Dans l’autre main, il prend une petite écuelle neuve ou tout au moins bien intacte remplie d’eau. Armé ainsi, il quitte la hutte et s’en va par les champs à la recherche d’un arbuste appelé « icumucumu ». Arrivé à pied d’oeuvre, il plante en terre les deux lances comme il les tient, ainsi que les aiguilles les tisons déposés à côté. Puis de l’arbuste, tout en prenant garde de ne pas casser les branches, il doit cueillir des feuilles et les déposer dans l’écuelle apportée. Ayant terminé, il reprend tous ses objets de la même manière qu’il les a amenés et regagne le domicile. Dans l’intervalle de son absence, sa femme a poussé la porte en la laissant entre-baillée, s’est accroupie en tenant son enfant des deux mains et l’élevant comme pour le montrer, dirigé vers la porte.
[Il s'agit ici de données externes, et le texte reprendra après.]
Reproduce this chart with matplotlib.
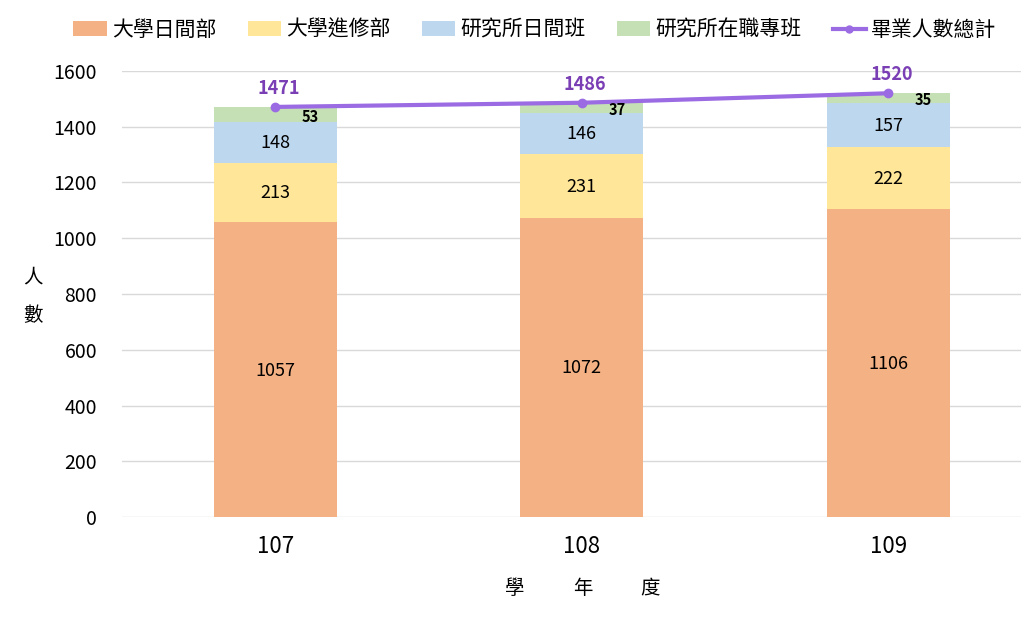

Le père approche, tenant toujours ses instruments, hume une bouchée de l’eau lustrale dans laquelle nagent les feuilles, la projette contre la porte, puis avec les feuilles asperge le petit malade à travers la claie de la porte, jusqu’à épuisement de l’eau lustrale. Pendant cette opération il dira à plusieurs reprises : « Ndakuvûye icâbâna ! » — (Je te guéris de la diarrhée !)

Dans les cas moins graves et qui ne font pas craindre encore une issue fatale, un demi-frère de la femme, dont la mère ne doit pas être la même, pose des pointes de feu dans le dos de l’enfant.

Cette courte revue des principales maladies qui affectent les enfants en bas-âge peut suffire pour donner une idée du rituel observé pour les combattre et… les guérir.

Vers l’âge de 6 ans, l’enfant est censé suffisamment indépendant pour se gouverner soi-même, et il prend part à tous les événements de la vie sous sa propre responsabilité. On ne s’occupera pas autrement de lui, que de lui faire rendre les services proportionnés à son âge, lui servir sa pitance, et lui enseigner à suivre les us et coutumes de la famille et du clan. Il est désormais responsable de ses actes, et sauf de rares exceptions, dont il sera question plus loin, il aura à porter lui seul les conséquences de ses fautes légales. Cette éducation rituelle est d’ailleurs poussée activement et on peut se rendre aisément compte, combien l’élément religieux, quoique erroné, a de place dans la vie de ces primitifs. Dès ce moment ils sont amplement renseignés sur les us et coutumes qui les régissent, et ils y tiennent ferme.

Un jour dans une de nos visites par les bananeraies, nous rencontrions une gamine de 5 ans qui, en l’absence des parents partis aux champs, gardait la maison et le petit frère âgé de 2 ans. Pour une raison ou une autre le marmot avait déjà perdu ses premières dents et comme on demandait à la gamine ce que son frérot avait fait de ses dents, elle répondit avec le plus grand sérieux : « Il a ri d’un lézard ! » Un proverbe en effet dit : « Abana ntibaseka umuserebeba, » Un enfant ne doit pas rire du lézard, et cela sous peine de perdre les dents. Felix qui potuit rerum cognoscere causas.